First Ever Decision of a French Court Applying GDPR to Facial Recognition
A French court canceled a decision by the South-Est Region of France to undertake a series of tests using facial recognition at the entrance of two High schools considering that this would be illegal. This is the first decision ever by a French Court applying the General Data Protection Regulation (GDPR) on Facial Recognition Technologies (FRTs).
A Framework for Responsible Limits on Facial Recognition
"The World Economic Forum’s Framework for the Responsible use of facial recognition technology seeks to address the need for a set of concrete guidelines to ensure the trustworthy and safe use of this technology. This framework enables Governments to protect citizens from various harms potentially caused by facial recognition technology while supporting beneficial applications. It also enables industry actors to demonstrate that they have implemented robust risk mitigation processes through an independent audit of their systems."
Crowdsourcing Moral Machines
"... We believe bringing about accountable intelligent machines that embody human ethics requires an interdisciplinary approach. First, engineers build and refine intelligent machines, and tell us how they are capable of operating. Second, scholars from the humanities—philosophers, lawyers, social theorists—propose how machines ought to behave, and identify hidden moral hazards in the system. Third, behavioral scientists, armed with tools for public engagement and data collection like the MM, provide a quantitative picture of the public's trust in intelligent machines, and of their expectations of how they should behave.b Finally, regulators monitor and quantify the performance of machines in the real world, making this data available to engineers and citizens, while using their enforcement tools to adjust the incentives of engineers and corporations building the machines."

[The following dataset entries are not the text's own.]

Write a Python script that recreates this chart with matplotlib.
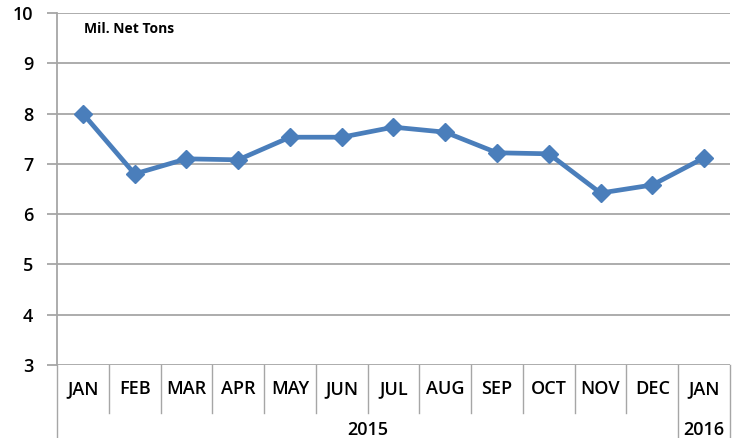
import matplotlib
matplotlib.use('Agg')
from matplotlib import pyplot as plt
from matplotlib.transforms import blended_transform_factory

months = ['JAN', 'FEB', 'MAR', 'APR', 'MAY', 'JUN', 'JUL',
          'AUG', 'SEP', 'OCT', 'NOV', 'DEC', 'JAN']
years = ['2015', '2016']
year_spans = [(0, 11), (12, 12)]
tons = [8.0, 6.80, 7.10, 7.08, 7.53, 7.53, 7.73, 7.63, 7.22, 7.20, 6.42, 6.58, 7.12]

plt.rcParams['font.family'] = ['Open Sans', 'DejaVu Sans']
GRID = '#a6a6a6'
BLUE = '#4a7ebb'

fig = plt.figure(figsize=(7.42, 4.38), dpi=100)
ax = fig.add_axes([0.0768, 0.1667, 0.907, 0.8036])

x = list(range(len(months)))
ax.plot(x, tons, color=BLUE, lw=3.4, marker='D', ms=9.5, mec=BLUE, mfc=BLUE, zorder=3)

ax.set_xlim(-0.5, len(months) - 0.5)
ax.set_ylim(3, 10)
ax.set_yticks(range(3, 11))
ax.yaxis.grid(True, color=GRID, lw=1.3)
ax.set_axisbelow(True)
for s in ['top', 'right', 'bottom']:
    ax.spines[s].set_visible(False)
ax.spines['left'].set_color(GRID)
ax.spines['left'].set_linewidth(1.3)
ax.tick_params(axis='y', length=7, width=1.3, color=GRID, pad=10)
for lab in ax.get_yticklabels():
    lab.set_fontsize(13)
    lab.set_fontweight('semibold')
ax.set_xticks([])

# two level category axis
tr = blended_transform_factory(ax.transData, ax.transAxes)
for i, m in enumerate(months):
    ax.text(i, -0.068, m, transform=tr, ha='center', va='center',
            fontsize=13, fontweight='semibold')
for i in range(len(months) + 1):
    b = i - 0.5
    low = -0.25 if b in (-0.5, 11.5, 12.5) else -0.135
    ax.plot([b, b], [0, low], transform=tr, color=GRID, lw=1.0, clip_on=False)
for name, (a, b) in zip(years, year_spans):
    ax.text((a + b) / 2, -0.2, name, transform=tr, ha='center', va='baseline',
            fontsize=13, fontweight='semibold')

ax.text(0.04, 0.955, 'Mil. Net Tons', transform=ax.transAxes, fontsize=10,
        fontweight='bold', ha='left', va='center')

fig.savefig('out.png', dpi=100)
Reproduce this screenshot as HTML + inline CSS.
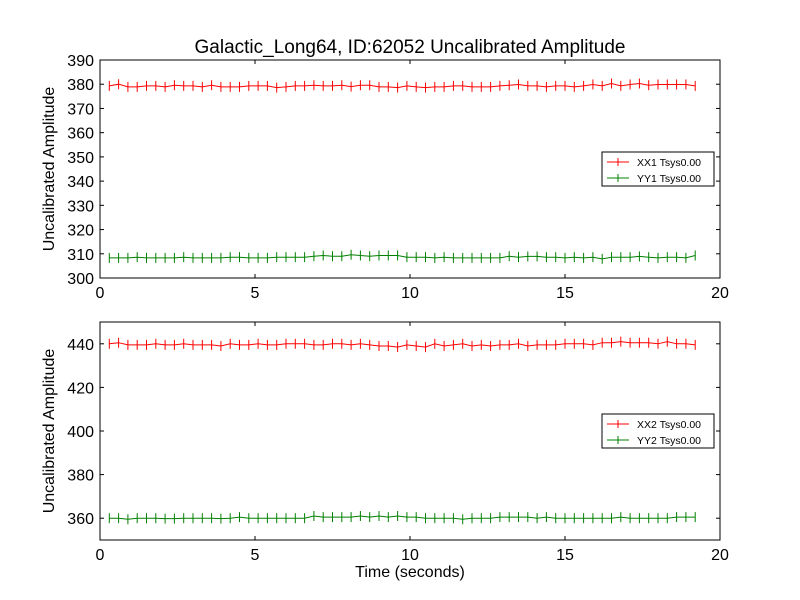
<!DOCTYPE html>
<html><head><meta charset="utf-8"><style>
body{margin:0;background:#fff;}
svg{display:block;font-family:"Liberation Sans","DejaVu Sans",sans-serif;}
</style></head><body>
<svg id="chart" width="800" height="600"></svg>
<script>
const times = Array.from({length:64},(_,i)=>+(0.3*(i+1)).toFixed(1));
const xx1 = [379.3,380.0,378.9,378.9,379.3,379.3,378.9,379.6,379.3,379.3,378.9,379.6,378.9,378.9,378.9,379.3,379.3,379.3,378.6,378.9,379.3,379.3,379.6,379.3,379.3,379.6,379.0,379.6,379.6,378.9,378.9,378.6,379.3,378.9,378.6,378.9,378.9,379.3,379.3,378.9,378.9,378.9,379.3,379.6,379.9,379.3,379.3,378.9,379.3,379.3,378.9,379.3,379.9,379.3,380.3,379.3,379.9,380.3,379.6,379.9,379.9,379.9,379.9,379.3];
const yy1 = [308.3,308.3,308.3,308.6,308.3,308.3,308.3,308.3,308.6,308.3,308.3,308.3,308.3,308.6,308.6,308.3,308.3,308.3,308.6,308.6,308.6,308.6,309.0,309.3,309.0,309.0,309.6,309.3,309.0,309.3,309.3,309.3,308.6,308.6,308.6,308.3,308.6,308.3,308.3,308.3,308.3,308.3,308.3,309.0,308.6,308.9,308.9,308.6,308.6,308.3,308.6,308.3,308.6,307.9,308.6,308.6,308.6,308.9,308.6,308.3,308.6,308.6,308.3,309.3];
const xx2 = [440.0,440.5,439.5,439.5,439.5,440.0,439.5,439.5,440.0,439.5,439.5,439.5,439.0,440.0,439.5,439.5,440.0,439.5,439.5,440.0,440.0,440.0,439.5,439.5,440.0,440.0,439.5,440.0,439.5,439.0,439.0,438.5,439.5,439.0,438.5,440.0,439.0,439.5,440.0,439.0,439.5,439.0,439.5,439.5,440.0,439.0,439.5,439.5,439.5,440.0,440.0,440.0,439.5,440.5,440.5,441.0,440.5,440.5,440.5,440.0,441.0,440.0,440.0,439.5];
const yy2 = [360.0,360.0,359.5,360.0,360.0,360.0,359.8,359.8,360.0,360.0,360.0,360.0,359.8,360.0,360.5,360.0,360.0,360.0,360.0,360.0,360.0,360.0,361.0,360.5,360.5,360.5,360.5,361.0,360.5,361.0,360.5,361.0,360.5,360.5,360.0,360.0,360.0,360.0,359.5,360.0,360.0,360.0,360.5,360.5,360.5,360.5,360.0,360.5,360.0,360.0,360.0,360.0,360.0,360.0,360.0,360.5,360.0,360.0,360.0,360.0,360.0,360.5,360.5,360.5];
const xTicks = [0,5,10,15,20];
const yTicksTop = [300,310,320,330,340,350,360,370,380,390];
const yTicksBot = [360,380,400,420,440];

const svg = document.getElementById('chart');
const NS = 'http://www.w3.org/2000/svg';
function mk(tag, attrs, parent){const e=document.createElementNS(NS,tag);for(const k in attrs)e.setAttribute(k,attrs[k]);(parent||svg).appendChild(e);return e;}

function panel(top, bottom, ymin, ymax, yticks, s1, s2, n1, n2, legY, showXLabel, pname){
  const L=100,R=720;
  const g = mk('g',{});
  
  
  const xs = v => L + (v-0)/(20-0)*(R-L);
  const ys = v => bottom - (v-ymin)/(ymax-ymin)*(bottom-top);
  // ticks
  xTicks.forEach(t=>{
    const x=xs(t);
    mk('line',{x1:x,x2:x,y1:bottom,y2:bottom-4,stroke:'#000'},g);
    mk('line',{x1:x,x2:x,y1:top,y2:top+4,stroke:'#000'},g);
    const tx=mk('text',{x:x,y:bottom+20,'text-anchor':'middle','font-size':16},g);
    tx.textContent=t;
    
    
  });
  yticks.forEach(t=>{
    const y=ys(t);
    mk('line',{x1:L,x2:L+4,y1:y,y2:y,stroke:'#000'},g);
    mk('line',{x1:R,x2:R-4,y1:y,y2:y,stroke:'#000'},g);
    const tx=mk('text',{x:L-6,y:y+6,'text-anchor':'end','font-size':16},g);
    tx.textContent=t;
    
    
  });
  function series(vals,color,name){
    const sg=mk('g',{},g);
    
    
    const pts=vals.map((v,i)=>xs(times[i]).toFixed(1)+','+ys(v).toFixed(1)).join(' ');
    mk('polyline',{points:pts,fill:'none',stroke:color,'stroke-width':1},sg);
    vals.forEach((v,i)=>{const x=xs(times[i]),y=ys(v);mk('line',{x1:x,x2:x,y1:y-5,y2:y+5,stroke:color},sg);});
  }
  series(s1,'#ff0000','series-'+n1.split(' ')[0].toLowerCase());
  series(s2,'#008000','series-'+n2.split(' ')[0].toLowerCase());
  const fr=mk('rect',{x:L,y:top,width:R-L,height:bottom-top,fill:'none',stroke:'#000','stroke-width':1},g);
  
  
  const yl=mk('text',{x:0,y:0,transform:`translate(54,${(top+bottom)/2}) rotate(-90)`,'text-anchor':'middle','font-size':16},g);
  yl.textContent='Uncalibrated Amplitude';
  
  
  // legend
  const lg=mk('g',{},g);
  
  
  mk('rect',{x:602,y:legY,width:112,height:34,fill:'#fff',stroke:'#000'},lg);
  [[n1,'#ff0000',legY+10],[n2,'#008000',legY+26]].forEach(([n,c,y])=>{
    const eg=mk('g',{},lg);
    
    
    mk('line',{x1:607,x2:629,y1:y,y2:y,stroke:c},eg);
    mk('line',{x1:618,x2:618,y1:y-4,y2:y+4,stroke:c},eg);
    const t=mk('text',{x:637,y:y+4,'font-size':10.5},eg);t.textContent=n;
  });
  if(showXLabel){
    const xl=mk('text',{x:410,y:577,'text-anchor':'middle','font-size':16},g);
    xl.textContent='Time (seconds)';
    
    
  }
}
const title=mk('text',{x:410,y:53,'text-anchor':'middle','font-size':19});
title.textContent='Galactic_Long64, ID:62052 Uncalibrated Amplitude';


panel(60,278,300,390,yTicksTop,xx1,yy1,'XX1 Tsys0.00','YY1 Tsys0.00',152,false,'top-panel');
panel(322,540,350,450,yTicksBot,xx2,yy2,'XX2 Tsys0.00','YY2 Tsys0.00',414,true,'bottom-panel');
</script>
</body></html>
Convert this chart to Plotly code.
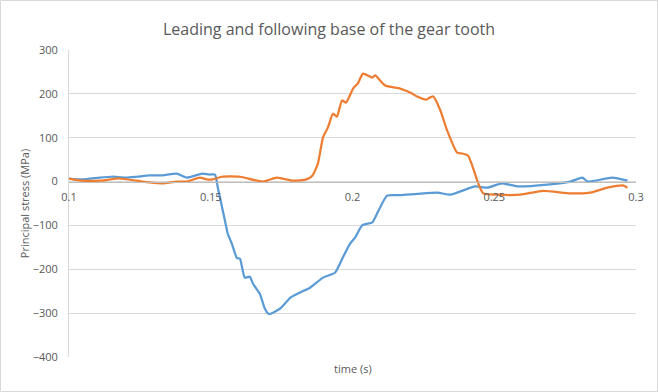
import plotly.graph_objects as go

# Leading base (blue)
lead_t = [0.1000, 0.1048, 0.1108, 0.1150, 0.1200, 0.1239, 0.1284, 0.1330, 0.1380, 0.1415,
          0.1470, 0.1495, 0.1515, 0.1525, 0.1550, 0.1560, 0.1574, 0.1592, 0.1603, 0.1620,
          0.1638, 0.1649, 0.1673, 0.1691, 0.1705, 0.1744, 0.1762, 0.1780, 0.1815, 0.1850,
          0.1896, 0.1938, 0.1966, 0.1991, 0.2009, 0.2034, 0.2070, 0.2080, 0.2122, 0.2168,
          0.2228, 0.2299, 0.2345, 0.2433, 0.2475, 0.2528, 0.2581, 0.2687, 0.2769, 0.2811,
          0.2829, 0.2917, 0.2970]
lead_s = [7, 5, 9, 11, 9, 11, 14, 14, 18, 9,
          18, 16, 16, -14, -89, -119, -141, -174, -176, -219,
          -217, -233, -256, -290, -302, -290, -278, -265, -253, -242,
          -219, -208, -173, -142, -128, -100, -93, -82, -32, -31,
          -28, -25, -30, -11, -14, -4, -11, -7, 0, 9,
          0, 9, 2]

# Following base (orange)
follow_t = [0.1000, 0.1048, 0.1108, 0.1178, 0.1239, 0.1284, 0.1330, 0.1380, 0.1415, 0.1461,
            0.1486, 0.1507, 0.1539, 0.1603, 0.1684, 0.1733, 0.1790, 0.1837, 0.1859, 0.1878,
            0.1896, 0.1913, 0.1931, 0.1945, 0.1963, 0.1977, 0.2002, 0.2019, 0.2037, 0.2070,
            0.2080, 0.2115, 0.2168, 0.2203, 0.2228, 0.2260, 0.2274, 0.2285, 0.2310, 0.2334,
            0.2369, 0.2387, 0.2408, 0.2422, 0.2444, 0.2461, 0.2511, 0.2592, 0.2673, 0.2769,
            0.2839, 0.2899, 0.2956, 0.2970]
follow_s = [7, 2, 2, 7, 2, -2, -4, 0, 0, 9,
            5, 5, 11, 11, 0, 9, 2, 5, 14, 41,
            101, 123, 155, 148, 185, 180, 212, 224, 246, 237,
            242, 219, 212, 203, 194, 187, 192, 194, 162, 116,
            66, 64, 59, 37, -5, -27, -30, -30, -21, -27,
            -25, -14, -9, -14]

x_ticks = [0.1, 0.15, 0.2, 0.25, 0.3]
x_tick_labels = ["0.1", "0.15", "0.2", "0.25", "0.3"]
y_ticks = [300, 200, 100, 0, -100, -200, -300, -400]

FONT = "Open Sans"
fig = go.Figure()
fig.add_trace(go.Scatter(x=lead_t, y=lead_s, mode="lines",
                         line=dict(color="#5B9BD5", width=2.25, shape="spline", smoothing=0.5),
                         name="Leading base"))
fig.add_trace(go.Scatter(x=follow_t, y=follow_s, mode="lines",
                         line=dict(color="#ED7D31", width=2.25, shape="spline", smoothing=0.5),
                         name="Following base"))

W, H = 658, 392
L, R, T, B = 69, 22, 50, 35
pw, ph = W - L - R, H - T - B

fig.update_layout(
    width=W, height=H,
    margin=dict(l=L, r=R, t=T, b=B, autoexpand=False),
    paper_bgcolor="white", plot_bgcolor="white",
    showlegend=False,
    font=dict(family=FONT, color="#595959", size=11),
    title=dict(text="Leading and following base of the gear tooth",
               x=0.5, xref="container", xanchor="center", yref="container",
               y=1 - 29 / H, yanchor="middle",
               font=dict(family=FONT, size=16, color="#595959")),
    xaxis=dict(range=[0.1, 0.3], tickvals=x_ticks, ticktext=x_tick_labels,
               showgrid=False, zeroline=False, showline=True, linecolor="#BFBFBF", linewidth=1,
               anchor="free", position=4 / 7, ticks="", automargin=False,
               ticklabelstandoff=5,
               tickfont=dict(size=11, color="#595959")),
    yaxis=dict(range=[-400, 300], tickvals=y_ticks, showgrid=True, gridcolor="#D9D9D9",
               gridwidth=1, zeroline=False, showline=True, linecolor="#D9D9D9", ticks="",
               automargin=False, ticklabelstandoff=8,
               tickfont=dict(size=11, color="#595959"),
               title=dict(text="Principal stress (MPa)", font=dict(size=11, color="#595959"),
                          standoff=0)),
)
fig.add_annotation(text="time (s)", xref="paper", yref="paper", x=(353 - L) / pw,
                   y=-(368 - (H - B)) / ph, showarrow=False, xanchor="center", yanchor="middle",
                   font=dict(family=FONT, size=11, color="#595959"))
fig.add_shape(type="rect", xref="paper", yref="paper",
              x0=(-L + 0.5) / pw, x1=(W - L - 0.5) / pw,
              y0=-(B - 0.5) / ph, y1=1 + (T - 0.5) / ph,
              line=dict(color="#D9D9D9", width=1), layer="below")
fig.write_html("out.html", config={"displayModeBar": False},
               post_script="document.body.style.margin='0';")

Bad news for explainability?
"One of the strangest mysteries in AI is that you can average two models and get a result superior to either model alone."
An interesting twitter discussion on a surprising way to improve ML, the exact characterization of which is not quite certain, but perhaps by mitigating overfitting.
How hard will the robots make us work?
"In warehouses, call centers, and other sectors, intelligent machines are managing humans, and they’re making work more stressful, grueling, and dangerous"
As humanity’s relationship with AI grows, experts call for protective framework
"Imperial College London researchers have suggested a new regulatory framework with which governments can minimise unintended consequences of our relationship with technology. The comment piece is published in Nature Machine Intelligence."
"The proposed framework, known as the Human Impact Assessment for Technology (HIAT), would be designed to predict and evaluate the impact that new digital technologies have on society and individual wellbeing. This, they argue, should focus on ethical considerations like individual privacy, wellbeing and autonomy."
Can you sell your own data and therefore consent to how it will be used downstream?
This is an important question in light of regulations like the CCPA and calls for users to be compensated for the data extracted from them. A nice thread from Rachel Thomas.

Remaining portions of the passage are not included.